— BEGIN —

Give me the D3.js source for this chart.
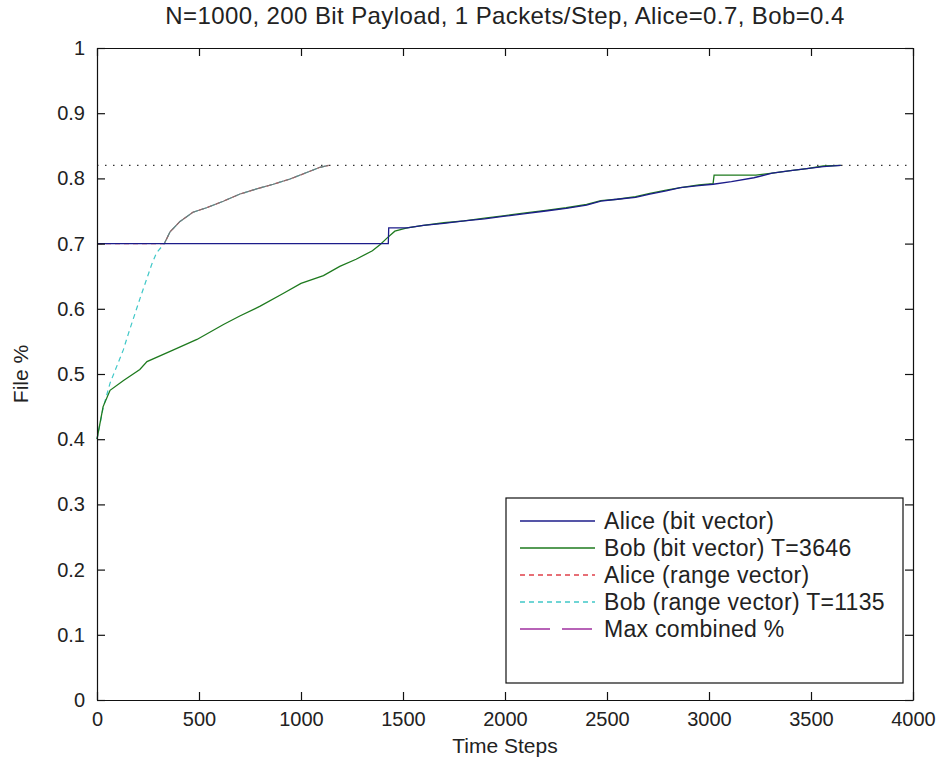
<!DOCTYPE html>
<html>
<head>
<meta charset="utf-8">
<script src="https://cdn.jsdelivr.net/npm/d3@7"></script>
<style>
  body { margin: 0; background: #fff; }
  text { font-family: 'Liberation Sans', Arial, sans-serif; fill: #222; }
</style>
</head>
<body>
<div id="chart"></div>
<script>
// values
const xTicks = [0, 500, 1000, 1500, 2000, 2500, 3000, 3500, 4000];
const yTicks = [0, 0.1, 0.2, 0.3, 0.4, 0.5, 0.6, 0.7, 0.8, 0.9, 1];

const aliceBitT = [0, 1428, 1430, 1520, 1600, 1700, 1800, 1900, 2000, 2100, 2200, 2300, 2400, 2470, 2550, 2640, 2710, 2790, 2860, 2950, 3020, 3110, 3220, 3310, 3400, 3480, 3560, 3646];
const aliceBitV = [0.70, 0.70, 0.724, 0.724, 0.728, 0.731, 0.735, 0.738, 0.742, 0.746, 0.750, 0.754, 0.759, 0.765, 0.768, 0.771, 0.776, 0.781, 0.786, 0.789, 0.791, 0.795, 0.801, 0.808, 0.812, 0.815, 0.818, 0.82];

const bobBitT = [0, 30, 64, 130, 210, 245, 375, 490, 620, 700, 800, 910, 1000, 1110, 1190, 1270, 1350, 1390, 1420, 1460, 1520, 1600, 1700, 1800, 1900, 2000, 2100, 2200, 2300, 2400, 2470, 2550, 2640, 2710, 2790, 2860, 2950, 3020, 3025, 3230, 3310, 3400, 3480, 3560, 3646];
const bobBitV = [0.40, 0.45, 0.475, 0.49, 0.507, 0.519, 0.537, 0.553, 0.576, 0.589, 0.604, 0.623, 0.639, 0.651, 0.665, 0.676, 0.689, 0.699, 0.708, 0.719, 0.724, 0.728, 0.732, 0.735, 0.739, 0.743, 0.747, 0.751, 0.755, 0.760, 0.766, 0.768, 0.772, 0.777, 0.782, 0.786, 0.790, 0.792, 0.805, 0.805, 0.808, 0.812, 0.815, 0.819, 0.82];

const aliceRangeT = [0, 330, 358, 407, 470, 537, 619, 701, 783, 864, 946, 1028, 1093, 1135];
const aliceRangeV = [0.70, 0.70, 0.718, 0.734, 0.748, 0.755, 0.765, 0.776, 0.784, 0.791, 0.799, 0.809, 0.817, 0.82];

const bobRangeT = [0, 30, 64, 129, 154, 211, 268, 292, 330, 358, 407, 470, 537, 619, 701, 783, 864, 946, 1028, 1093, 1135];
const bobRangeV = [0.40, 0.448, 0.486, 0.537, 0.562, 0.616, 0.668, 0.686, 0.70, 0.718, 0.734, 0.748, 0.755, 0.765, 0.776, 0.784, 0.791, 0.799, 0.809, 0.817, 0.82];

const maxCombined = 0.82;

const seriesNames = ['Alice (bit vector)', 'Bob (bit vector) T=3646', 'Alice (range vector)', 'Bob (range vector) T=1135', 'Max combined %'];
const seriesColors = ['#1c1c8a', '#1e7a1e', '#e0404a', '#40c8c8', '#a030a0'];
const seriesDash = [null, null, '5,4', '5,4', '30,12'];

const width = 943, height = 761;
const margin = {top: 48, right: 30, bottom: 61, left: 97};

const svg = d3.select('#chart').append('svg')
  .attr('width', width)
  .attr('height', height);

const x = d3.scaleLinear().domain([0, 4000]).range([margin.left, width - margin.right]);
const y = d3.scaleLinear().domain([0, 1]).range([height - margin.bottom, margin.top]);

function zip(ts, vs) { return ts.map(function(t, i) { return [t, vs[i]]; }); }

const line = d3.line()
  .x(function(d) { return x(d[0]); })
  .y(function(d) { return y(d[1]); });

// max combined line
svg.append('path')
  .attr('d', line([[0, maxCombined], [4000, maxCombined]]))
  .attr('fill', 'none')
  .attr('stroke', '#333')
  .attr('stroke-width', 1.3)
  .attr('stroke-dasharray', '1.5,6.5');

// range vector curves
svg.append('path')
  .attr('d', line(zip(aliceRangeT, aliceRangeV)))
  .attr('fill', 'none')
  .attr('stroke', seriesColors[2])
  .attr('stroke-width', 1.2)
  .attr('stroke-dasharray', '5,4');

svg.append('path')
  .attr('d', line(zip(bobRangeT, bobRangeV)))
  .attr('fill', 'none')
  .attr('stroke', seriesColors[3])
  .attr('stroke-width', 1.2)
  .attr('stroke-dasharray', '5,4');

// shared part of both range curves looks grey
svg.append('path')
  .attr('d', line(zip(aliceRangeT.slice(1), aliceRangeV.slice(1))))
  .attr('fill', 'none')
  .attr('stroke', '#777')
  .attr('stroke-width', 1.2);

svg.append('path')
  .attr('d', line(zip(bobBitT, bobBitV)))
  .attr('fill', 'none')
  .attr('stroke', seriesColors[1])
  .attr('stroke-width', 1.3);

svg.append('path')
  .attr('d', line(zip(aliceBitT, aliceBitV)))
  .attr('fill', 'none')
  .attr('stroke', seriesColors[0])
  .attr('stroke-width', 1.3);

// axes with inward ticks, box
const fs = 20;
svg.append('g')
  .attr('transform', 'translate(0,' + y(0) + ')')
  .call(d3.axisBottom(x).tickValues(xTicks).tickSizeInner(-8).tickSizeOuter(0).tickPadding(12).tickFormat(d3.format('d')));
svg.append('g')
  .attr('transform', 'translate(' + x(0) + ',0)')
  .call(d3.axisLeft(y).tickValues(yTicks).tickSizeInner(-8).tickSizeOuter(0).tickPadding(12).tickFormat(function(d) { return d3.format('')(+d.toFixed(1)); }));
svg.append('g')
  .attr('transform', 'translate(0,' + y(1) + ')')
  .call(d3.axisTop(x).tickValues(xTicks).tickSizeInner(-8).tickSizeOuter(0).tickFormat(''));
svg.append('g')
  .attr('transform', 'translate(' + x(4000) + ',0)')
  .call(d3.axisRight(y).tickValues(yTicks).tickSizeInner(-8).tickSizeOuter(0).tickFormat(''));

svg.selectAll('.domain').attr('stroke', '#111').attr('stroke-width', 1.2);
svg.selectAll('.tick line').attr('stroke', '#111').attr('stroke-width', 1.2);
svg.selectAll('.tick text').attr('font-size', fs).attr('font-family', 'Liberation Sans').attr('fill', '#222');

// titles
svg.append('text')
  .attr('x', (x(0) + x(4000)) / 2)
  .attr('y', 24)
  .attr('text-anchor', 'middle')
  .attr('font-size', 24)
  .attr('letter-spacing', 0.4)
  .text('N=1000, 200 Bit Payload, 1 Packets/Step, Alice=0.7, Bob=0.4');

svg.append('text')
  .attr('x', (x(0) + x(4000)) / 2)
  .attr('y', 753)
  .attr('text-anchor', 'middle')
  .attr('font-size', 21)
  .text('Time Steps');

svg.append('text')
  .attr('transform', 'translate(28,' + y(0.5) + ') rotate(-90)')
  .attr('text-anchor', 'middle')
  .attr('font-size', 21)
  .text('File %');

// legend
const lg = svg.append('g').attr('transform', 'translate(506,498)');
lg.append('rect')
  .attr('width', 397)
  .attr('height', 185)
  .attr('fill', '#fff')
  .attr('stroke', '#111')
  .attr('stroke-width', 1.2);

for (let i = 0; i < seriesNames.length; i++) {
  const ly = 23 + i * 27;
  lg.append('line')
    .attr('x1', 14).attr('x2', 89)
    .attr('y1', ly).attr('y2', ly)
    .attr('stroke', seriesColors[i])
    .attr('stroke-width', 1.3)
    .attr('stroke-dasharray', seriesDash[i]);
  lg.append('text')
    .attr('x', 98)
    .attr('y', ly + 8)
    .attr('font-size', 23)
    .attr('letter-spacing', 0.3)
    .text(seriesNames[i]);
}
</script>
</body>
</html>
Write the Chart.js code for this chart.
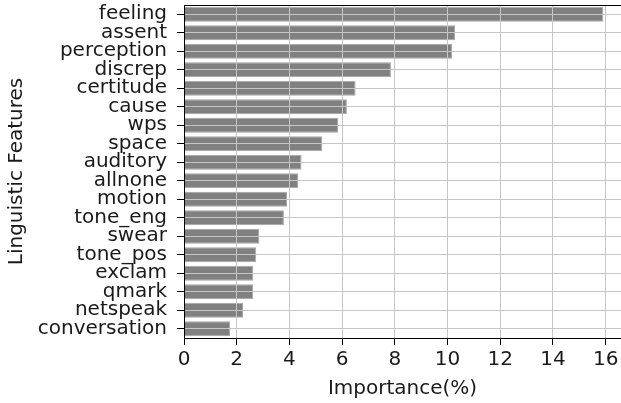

— END —

Problem description. Go over the data above and copy every line that has the word "this" in it.

Response to the exercise.
Give me the D3.js source for this chart.
Write the Chart.js code for this chart.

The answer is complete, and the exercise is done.